• [Requirement]: Copy out all the lines in the records that include the word "page".
******
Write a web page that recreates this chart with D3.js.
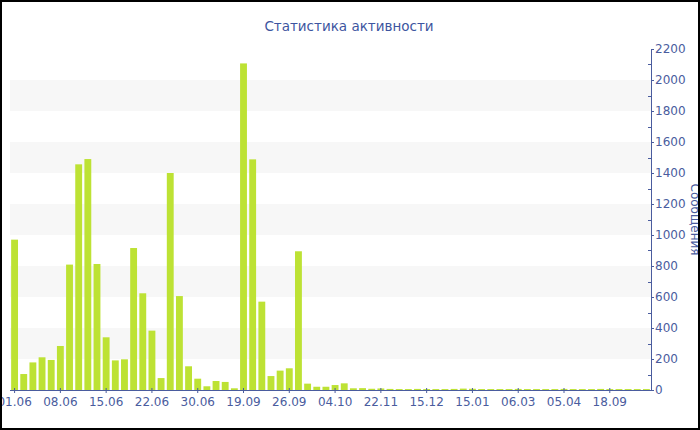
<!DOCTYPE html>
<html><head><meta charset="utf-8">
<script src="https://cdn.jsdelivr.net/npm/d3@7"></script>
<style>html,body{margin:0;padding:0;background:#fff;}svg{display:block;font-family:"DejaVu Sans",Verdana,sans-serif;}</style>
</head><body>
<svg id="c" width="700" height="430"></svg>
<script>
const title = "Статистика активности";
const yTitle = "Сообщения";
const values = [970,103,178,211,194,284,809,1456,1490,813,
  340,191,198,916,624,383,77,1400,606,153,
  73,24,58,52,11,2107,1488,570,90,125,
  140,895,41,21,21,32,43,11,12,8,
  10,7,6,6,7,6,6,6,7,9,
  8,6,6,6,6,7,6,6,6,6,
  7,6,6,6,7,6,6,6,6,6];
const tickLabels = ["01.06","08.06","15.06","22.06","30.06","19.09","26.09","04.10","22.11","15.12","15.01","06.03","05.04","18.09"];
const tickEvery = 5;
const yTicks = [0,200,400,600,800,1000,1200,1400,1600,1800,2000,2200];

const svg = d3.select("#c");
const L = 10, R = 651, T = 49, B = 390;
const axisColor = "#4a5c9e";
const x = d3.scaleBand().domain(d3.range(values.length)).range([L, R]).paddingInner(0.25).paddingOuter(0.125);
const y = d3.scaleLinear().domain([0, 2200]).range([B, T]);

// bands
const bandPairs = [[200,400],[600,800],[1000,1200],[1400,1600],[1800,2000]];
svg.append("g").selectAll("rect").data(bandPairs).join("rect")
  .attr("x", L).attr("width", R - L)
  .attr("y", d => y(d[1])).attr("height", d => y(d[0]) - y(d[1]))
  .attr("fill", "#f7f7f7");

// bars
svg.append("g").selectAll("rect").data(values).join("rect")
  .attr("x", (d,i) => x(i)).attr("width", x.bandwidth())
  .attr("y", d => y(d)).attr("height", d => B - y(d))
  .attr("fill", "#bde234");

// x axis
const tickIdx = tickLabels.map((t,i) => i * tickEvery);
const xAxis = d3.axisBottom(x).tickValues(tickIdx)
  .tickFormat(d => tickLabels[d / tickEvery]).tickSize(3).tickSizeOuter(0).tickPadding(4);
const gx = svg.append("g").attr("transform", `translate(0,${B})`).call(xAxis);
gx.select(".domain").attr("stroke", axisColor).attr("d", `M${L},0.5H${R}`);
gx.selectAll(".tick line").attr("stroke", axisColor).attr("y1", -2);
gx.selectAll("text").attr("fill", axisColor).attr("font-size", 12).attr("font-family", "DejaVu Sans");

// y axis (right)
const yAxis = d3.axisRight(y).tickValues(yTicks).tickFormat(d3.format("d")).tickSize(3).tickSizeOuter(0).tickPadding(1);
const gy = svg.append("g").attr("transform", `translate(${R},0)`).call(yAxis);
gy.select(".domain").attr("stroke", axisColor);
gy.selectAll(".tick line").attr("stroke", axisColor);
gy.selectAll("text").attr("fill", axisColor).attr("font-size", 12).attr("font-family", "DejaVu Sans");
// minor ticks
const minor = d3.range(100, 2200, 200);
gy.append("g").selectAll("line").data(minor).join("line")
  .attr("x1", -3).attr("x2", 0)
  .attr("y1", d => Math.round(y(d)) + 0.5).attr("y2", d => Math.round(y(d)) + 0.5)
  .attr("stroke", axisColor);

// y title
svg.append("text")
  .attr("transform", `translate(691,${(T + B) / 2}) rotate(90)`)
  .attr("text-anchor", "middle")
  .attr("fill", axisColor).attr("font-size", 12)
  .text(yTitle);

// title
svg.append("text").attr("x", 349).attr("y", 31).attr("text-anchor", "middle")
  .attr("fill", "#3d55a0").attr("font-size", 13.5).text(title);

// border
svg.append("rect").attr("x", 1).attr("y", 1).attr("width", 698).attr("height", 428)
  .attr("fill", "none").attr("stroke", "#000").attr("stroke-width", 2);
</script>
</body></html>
******
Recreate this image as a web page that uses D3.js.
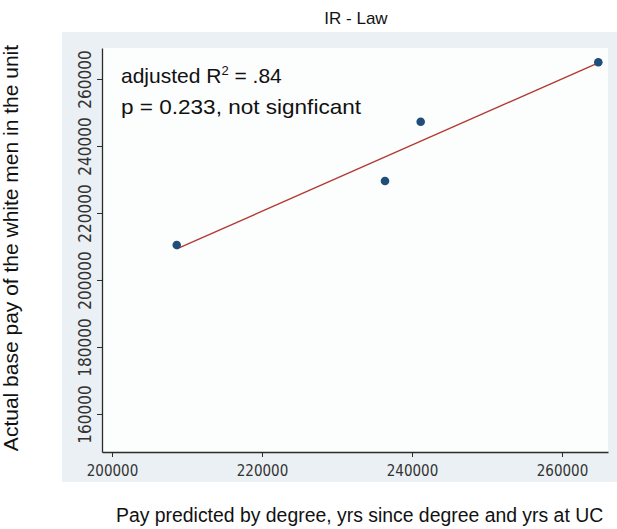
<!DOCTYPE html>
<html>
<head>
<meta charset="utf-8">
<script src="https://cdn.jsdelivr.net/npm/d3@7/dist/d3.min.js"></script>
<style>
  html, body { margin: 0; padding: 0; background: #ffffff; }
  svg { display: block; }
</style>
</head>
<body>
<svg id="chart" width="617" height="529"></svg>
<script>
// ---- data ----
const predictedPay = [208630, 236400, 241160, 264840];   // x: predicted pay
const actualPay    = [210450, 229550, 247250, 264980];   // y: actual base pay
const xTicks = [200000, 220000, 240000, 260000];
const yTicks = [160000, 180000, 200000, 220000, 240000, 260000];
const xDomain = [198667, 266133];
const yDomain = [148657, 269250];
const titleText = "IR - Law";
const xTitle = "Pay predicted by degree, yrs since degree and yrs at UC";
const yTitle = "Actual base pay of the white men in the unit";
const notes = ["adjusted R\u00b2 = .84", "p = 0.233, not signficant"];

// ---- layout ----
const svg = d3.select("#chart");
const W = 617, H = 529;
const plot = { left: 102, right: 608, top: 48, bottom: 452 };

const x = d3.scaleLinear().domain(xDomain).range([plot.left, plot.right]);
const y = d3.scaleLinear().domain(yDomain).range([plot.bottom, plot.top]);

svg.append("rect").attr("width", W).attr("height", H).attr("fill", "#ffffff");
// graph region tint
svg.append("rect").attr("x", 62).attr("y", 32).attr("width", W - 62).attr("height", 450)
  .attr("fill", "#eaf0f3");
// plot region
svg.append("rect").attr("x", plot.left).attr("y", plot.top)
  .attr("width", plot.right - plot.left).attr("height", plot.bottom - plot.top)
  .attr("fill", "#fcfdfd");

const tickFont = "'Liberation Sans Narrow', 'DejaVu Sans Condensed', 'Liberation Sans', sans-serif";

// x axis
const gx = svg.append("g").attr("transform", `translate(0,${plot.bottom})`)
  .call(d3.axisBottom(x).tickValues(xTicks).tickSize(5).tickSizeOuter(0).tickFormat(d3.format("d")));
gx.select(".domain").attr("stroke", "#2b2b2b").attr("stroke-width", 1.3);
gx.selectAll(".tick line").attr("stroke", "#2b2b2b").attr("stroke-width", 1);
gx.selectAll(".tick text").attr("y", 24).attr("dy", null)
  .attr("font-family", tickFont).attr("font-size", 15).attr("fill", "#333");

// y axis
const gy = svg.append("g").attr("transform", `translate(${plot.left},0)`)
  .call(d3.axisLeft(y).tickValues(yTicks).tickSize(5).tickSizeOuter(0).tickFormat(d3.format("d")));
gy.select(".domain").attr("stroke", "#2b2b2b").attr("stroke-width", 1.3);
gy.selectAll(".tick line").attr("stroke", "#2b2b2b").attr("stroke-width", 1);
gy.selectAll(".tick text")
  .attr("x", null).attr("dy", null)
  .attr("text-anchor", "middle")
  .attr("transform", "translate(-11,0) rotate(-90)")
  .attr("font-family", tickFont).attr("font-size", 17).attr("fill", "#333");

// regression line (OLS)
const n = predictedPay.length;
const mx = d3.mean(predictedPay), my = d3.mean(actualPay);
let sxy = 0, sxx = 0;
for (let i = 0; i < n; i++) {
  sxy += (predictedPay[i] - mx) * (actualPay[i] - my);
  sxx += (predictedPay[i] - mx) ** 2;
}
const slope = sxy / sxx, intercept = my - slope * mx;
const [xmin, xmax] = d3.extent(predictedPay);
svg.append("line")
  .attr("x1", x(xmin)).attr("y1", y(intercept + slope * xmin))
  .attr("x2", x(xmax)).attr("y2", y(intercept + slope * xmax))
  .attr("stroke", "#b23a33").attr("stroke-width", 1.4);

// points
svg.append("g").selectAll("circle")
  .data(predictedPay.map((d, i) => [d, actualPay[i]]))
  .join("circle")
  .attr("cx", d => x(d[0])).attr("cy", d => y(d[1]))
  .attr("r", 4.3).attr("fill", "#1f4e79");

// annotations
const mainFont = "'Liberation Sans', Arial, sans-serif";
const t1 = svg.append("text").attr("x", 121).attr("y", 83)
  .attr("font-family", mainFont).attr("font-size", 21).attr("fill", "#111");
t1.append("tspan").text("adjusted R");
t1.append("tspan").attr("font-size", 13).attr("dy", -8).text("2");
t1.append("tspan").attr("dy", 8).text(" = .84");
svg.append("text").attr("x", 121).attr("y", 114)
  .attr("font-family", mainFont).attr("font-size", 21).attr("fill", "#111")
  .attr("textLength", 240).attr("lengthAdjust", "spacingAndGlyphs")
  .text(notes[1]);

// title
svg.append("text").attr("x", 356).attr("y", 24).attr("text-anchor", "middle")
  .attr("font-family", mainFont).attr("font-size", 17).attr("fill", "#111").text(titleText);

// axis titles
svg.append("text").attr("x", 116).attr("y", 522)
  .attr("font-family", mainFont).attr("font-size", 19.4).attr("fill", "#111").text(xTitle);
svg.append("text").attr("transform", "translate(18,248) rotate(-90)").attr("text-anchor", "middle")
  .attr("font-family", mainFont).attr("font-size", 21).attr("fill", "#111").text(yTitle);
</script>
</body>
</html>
******
• [Reply to the task]:
Write a web page that recreates this chart with D3.js.
Recreate this image as a web page that uses D3.js.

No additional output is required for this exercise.